→ **Request**: Quote the data exactly, first line to the line containing "import * as", with no pictures.

━━━━━ Data block

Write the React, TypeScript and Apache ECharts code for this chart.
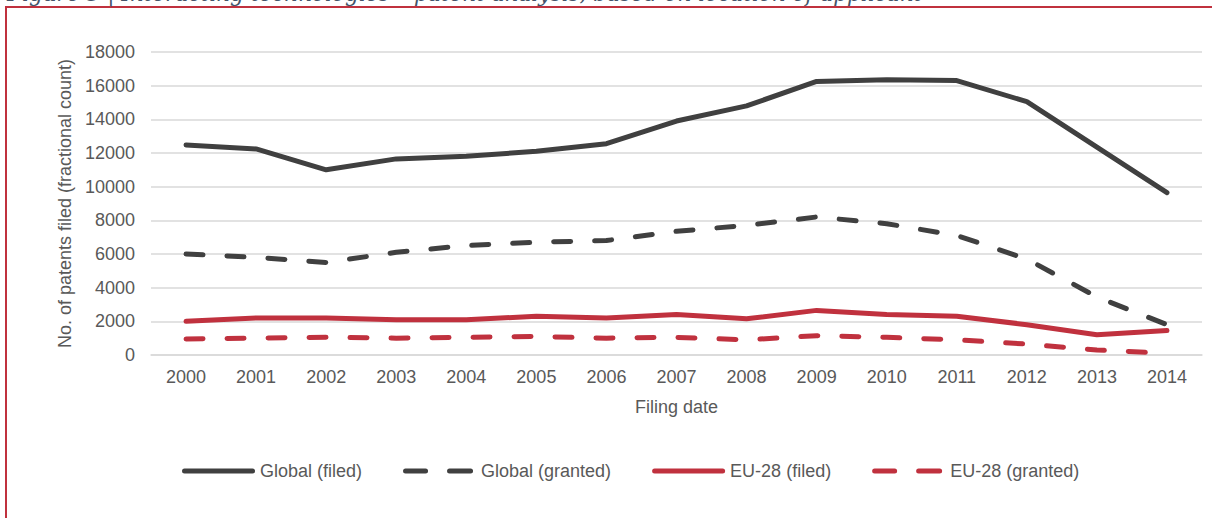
import React, { useEffect, useRef } from "react";
import * as echarts from "echarts";

const years = ["2000", "2001", "2002", "2003", "2004", "2005", "2006", "2007", "2008", "2009", "2010", "2011", "2012", "2013", "2014"];
const globalFiled = [12480, 12240, 11000, 11650, 11800, 12100, 12550, 13900, 14800, 16250, 16350, 16300, 15050, 12350, 9650];
const globalGranted = [6000, 5800, 5500, 6100, 6500, 6700, 6800, 7350, 7700, 8200, 7800, 7100, 5700, 3450, 1800];
const euFiled = [2000, 2200, 2200, 2100, 2100, 2300, 2200, 2400, 2150, 2650, 2400, 2300, 1800, 1200, 1450];
const euGranted = [950, 1000, 1050, 1000, 1050, 1100, 1000, 1050, 900, 1150, 1050, 900, 650, 300, 100];
const seriesNames = ["Global (filed)", "Global (granted)", "EU-28 (filed)", "EU-28 (granted)"];
const titleText = "Figure 5 | Interacting technologies \u2013 patent analysis, based on location of applicant";

const DARK = "#404040";
const RED = "#c0313e";
const FONT = "'Liberation Sans', Arial, sans-serif";
const SOLID_ICON = "path://M2.5,0H70.5A2.5,2.5 0 0 1 70.5,5H2.5A2.5,2.5 0 0 1 2.5,0Z";
const DASH_ICON =
  "path://M2.5,0H22.5A2.5,2.5 0 0 1 22.5,5H2.5A2.5,2.5 0 0 1 2.5,0Z M46.5,0H67.5A2.5,2.5 0 0 1 67.5,5H46.5A2.5,2.5 0 0 1 46.5,0Z M72.9,2.4H73V2.6H72.9Z";

export default function App() {
  const ref = useRef<HTMLDivElement>(null);
  useEffect(() => {
    if (!ref.current) return;
    const chart = echarts.init(ref.current, undefined, { renderer: "svg" });
    const mk = (name: string, data: number[], color: string, dashed: boolean) => ({
      name,
      type: "line",
      data,
      symbol: "none",
      lineStyle: {
        color,
        width: 5,
        type: dashed ? [17, 24] : "solid",
        cap: "round",
        join: "round",
      },
      itemStyle: { color },
    });
    chart.setOption({
      animation: false,
      textStyle: { fontFamily: FONT },
      grid: { left: 151, right: 10, top: 52, bottom: 163, containLabel: false },
      xAxis: {
        type: "category",
        data: years,
        boundaryGap: true,
        axisLine: { show: true, lineStyle: { color: "#d9d9d9", width: 1.5 } },
        axisTick: { show: false },
        axisLabel: { color: "#595959", fontSize: 18, margin: 13, fontFamily: FONT },
        name: "Filing date",
        nameLocation: "middle",
        nameGap: 43,
        nameTextStyle: { color: "#595959", fontSize: 18, fontFamily: FONT },
      },
      yAxis: {
        type: "value",
        min: 0,
        max: 18000,
        interval: 2000,
        axisLine: { show: false },
        axisTick: { show: false },
        axisLabel: {
          color: "#595959",
          fontSize: 18,
          margin: 16,
          fontFamily: FONT,
          formatter: (v: number) => String(v),
        },
        splitLine: { lineStyle: { color: "#d9d9d9", width: 1.5 } },
        name: "No. of patents filed (fractional count)",
        nameLocation: "middle",
        nameGap: 70,
        nameTextStyle: { color: "#595959", fontSize: 18, fontFamily: FONT },
      },
      legend: {
        data: [
          { name: seriesNames[0], icon: SOLID_ICON },
          { name: seriesNames[1], icon: DASH_ICON },
          { name: seriesNames[2], icon: SOLID_ICON },
          { name: seriesNames[3], icon: DASH_ICON },
        ],
        left: 177,
        top: 457,
        itemWidth: 73,
        itemHeight: 5,
        itemGap: 41,
        textStyle: { color: "#595959", fontSize: 18, fontFamily: FONT },
      },
      graphic: [
        {
          type: "rect",
          shape: { x: 6, y: 7, width: 1400, height: 800 },
          style: { fill: "none", stroke: RED, lineWidth: 2 },
          silent: true,
        },
        {
          type: "text",
          x: 7,
          y: -6.5,
          style: {
            text: titleText,
            font: "italic 21.6px 'DejaVu Serif', serif",
            fill: "#44546a",
            verticalAlign: "middle",
          },
          silent: true,
        },
      ],
      series: [
        mk(seriesNames[0], globalFiled, DARK, false),
        mk(seriesNames[1], globalGranted, DARK, true),
        mk(seriesNames[2], euFiled, RED, false),
        mk(seriesNames[3], euGranted, RED, true),
      ],
    });
    return () => chart.dispose();
  }, []);
  return (
    <div
      ref={ref}
      style={{ position: "absolute", left: 0, top: 0, width: 1212, height: 518, background: "#ffffff" }}
    />
  );
}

━━━━━━━━━━

→ **Solution to this task**:
Write the React, TypeScript and Apache ECharts code for this chart.
import React, { useEffect, useRef } from "react";
import * as echarts from "echarts";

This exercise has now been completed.